Another pitfall is trying to return two mutable references to fields from a function. You cannot return (&mut i32, &mut i32) from a function that takes &mut self. This would create two mutable borrows of the same struct. The compiler rejects this with an error about multiple mutable borrows. If you need to mutate multiple fields, mutate them through the single mutable struct reference. Or use a helper method that takes &mut self and performs the updates internally.
Don't try to split mutable borrows. The compiler will stop you, and for good reason. Splitting mutable borrows can lead to data races and undefined behavior. Trust the borrow checker. It protects you from subtle bugs.
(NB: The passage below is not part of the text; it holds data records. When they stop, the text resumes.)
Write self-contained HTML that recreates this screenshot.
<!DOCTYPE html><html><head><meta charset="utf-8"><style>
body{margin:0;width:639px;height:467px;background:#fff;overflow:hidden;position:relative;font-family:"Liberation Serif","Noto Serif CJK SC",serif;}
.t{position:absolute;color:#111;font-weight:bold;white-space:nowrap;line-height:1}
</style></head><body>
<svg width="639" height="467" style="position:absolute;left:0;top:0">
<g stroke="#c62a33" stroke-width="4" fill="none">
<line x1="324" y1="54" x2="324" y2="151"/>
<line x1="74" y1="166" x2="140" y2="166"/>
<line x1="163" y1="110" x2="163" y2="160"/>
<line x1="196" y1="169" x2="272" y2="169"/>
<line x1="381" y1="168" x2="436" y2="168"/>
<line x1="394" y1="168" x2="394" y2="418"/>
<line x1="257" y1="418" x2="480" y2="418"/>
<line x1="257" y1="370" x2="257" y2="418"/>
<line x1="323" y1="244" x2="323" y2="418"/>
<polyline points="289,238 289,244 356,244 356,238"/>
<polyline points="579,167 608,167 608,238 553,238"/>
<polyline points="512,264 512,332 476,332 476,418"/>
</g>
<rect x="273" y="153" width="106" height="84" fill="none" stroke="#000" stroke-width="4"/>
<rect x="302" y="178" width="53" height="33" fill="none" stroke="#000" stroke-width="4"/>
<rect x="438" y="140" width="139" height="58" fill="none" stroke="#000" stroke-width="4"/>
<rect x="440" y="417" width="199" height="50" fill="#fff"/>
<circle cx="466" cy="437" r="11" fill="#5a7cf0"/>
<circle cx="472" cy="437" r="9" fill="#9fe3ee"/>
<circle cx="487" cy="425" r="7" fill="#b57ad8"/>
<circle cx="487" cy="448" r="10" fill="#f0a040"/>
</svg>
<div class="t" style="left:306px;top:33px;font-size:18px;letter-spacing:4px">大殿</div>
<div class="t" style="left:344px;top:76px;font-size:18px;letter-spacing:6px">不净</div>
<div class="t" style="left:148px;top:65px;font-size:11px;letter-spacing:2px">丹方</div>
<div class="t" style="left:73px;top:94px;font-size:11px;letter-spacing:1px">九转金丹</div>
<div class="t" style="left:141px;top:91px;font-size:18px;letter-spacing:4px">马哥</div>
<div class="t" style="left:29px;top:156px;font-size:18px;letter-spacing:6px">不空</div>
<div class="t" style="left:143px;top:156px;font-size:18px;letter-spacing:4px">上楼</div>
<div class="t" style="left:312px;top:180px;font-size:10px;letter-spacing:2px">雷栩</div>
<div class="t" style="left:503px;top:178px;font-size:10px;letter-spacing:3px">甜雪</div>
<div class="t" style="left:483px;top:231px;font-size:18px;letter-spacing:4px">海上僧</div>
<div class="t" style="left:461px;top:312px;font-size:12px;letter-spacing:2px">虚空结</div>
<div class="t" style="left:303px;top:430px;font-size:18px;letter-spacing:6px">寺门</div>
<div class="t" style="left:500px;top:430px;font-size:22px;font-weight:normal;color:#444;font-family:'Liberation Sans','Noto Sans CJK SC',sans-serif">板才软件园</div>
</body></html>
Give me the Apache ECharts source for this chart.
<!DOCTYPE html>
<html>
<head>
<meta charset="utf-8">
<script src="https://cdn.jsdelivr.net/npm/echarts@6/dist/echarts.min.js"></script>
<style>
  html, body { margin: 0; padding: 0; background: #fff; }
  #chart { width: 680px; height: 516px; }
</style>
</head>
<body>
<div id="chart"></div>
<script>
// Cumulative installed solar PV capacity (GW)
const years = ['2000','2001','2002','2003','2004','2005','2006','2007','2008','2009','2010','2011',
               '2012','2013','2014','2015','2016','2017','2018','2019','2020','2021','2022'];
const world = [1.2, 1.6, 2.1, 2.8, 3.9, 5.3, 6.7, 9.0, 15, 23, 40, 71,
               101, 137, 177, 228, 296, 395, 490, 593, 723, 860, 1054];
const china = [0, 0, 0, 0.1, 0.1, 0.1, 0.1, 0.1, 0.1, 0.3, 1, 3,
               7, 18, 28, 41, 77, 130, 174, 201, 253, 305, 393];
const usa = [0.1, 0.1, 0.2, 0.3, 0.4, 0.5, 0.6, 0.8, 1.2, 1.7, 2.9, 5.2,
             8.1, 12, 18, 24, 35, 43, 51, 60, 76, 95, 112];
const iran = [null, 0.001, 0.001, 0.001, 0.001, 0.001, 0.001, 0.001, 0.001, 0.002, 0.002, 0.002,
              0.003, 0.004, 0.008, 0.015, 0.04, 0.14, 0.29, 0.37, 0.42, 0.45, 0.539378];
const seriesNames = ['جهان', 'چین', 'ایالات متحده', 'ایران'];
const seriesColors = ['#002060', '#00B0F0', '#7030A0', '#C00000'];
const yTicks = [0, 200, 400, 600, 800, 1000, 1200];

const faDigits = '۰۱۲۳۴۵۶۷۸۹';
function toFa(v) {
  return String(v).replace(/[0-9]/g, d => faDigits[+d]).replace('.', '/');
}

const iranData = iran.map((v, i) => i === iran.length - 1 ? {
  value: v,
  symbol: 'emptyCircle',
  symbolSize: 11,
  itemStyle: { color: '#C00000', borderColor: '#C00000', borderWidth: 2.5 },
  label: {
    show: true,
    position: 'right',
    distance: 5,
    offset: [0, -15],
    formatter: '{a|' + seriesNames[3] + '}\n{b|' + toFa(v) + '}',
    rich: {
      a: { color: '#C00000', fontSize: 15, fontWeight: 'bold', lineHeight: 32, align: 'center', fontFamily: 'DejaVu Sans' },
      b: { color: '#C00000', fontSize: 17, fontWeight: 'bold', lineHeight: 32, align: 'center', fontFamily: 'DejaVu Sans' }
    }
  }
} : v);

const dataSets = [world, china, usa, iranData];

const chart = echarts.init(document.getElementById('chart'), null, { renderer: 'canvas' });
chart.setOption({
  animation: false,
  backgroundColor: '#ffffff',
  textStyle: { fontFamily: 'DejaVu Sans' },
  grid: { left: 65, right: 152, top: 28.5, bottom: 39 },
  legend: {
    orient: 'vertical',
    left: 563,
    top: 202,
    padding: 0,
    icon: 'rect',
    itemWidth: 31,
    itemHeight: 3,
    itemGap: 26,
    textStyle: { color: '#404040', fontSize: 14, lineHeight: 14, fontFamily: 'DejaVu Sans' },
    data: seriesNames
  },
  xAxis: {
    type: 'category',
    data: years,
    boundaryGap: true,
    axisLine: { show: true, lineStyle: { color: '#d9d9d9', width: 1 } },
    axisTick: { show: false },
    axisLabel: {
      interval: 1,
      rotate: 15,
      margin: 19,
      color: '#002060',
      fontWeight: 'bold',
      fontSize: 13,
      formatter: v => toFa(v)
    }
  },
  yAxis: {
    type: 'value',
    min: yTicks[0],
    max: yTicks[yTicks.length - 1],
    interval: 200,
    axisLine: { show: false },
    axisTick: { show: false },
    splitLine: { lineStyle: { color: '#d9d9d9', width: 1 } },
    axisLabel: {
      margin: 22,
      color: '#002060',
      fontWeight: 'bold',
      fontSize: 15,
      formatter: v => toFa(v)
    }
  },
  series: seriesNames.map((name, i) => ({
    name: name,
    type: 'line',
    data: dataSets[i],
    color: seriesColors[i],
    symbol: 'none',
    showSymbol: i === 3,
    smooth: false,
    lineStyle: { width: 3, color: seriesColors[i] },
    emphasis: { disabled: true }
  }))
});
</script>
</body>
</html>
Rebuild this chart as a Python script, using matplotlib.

Decision: when to use this vs alternatives
Use direct field access when the code is in the same module as the struct and you need to read or write multiple fields. This is the standard Rust pattern for internal logic. It is concise and efficient. Use accessor methods when the struct is public and you want to hide the fields, or when you need to compute a value on the fly. Accessor methods provide a stable API and allow internal changes without breaking callers. Use a mutable struct reference when you need to update multiple fields at once. You cannot split a mutable borrow into multiple independent mutable references. Use a helper method that takes &mut self to perform the update internally. Use interior mutability with Cell or RefCell when you need to mutate parts of a struct independently while holding an immutable reference to the struct. This is rare and usually indicates a design choice for shared state.
Trust the borrow checker. If it won't let you split the borrow, there's a reason. The atomic model keeps your code safe and predictable.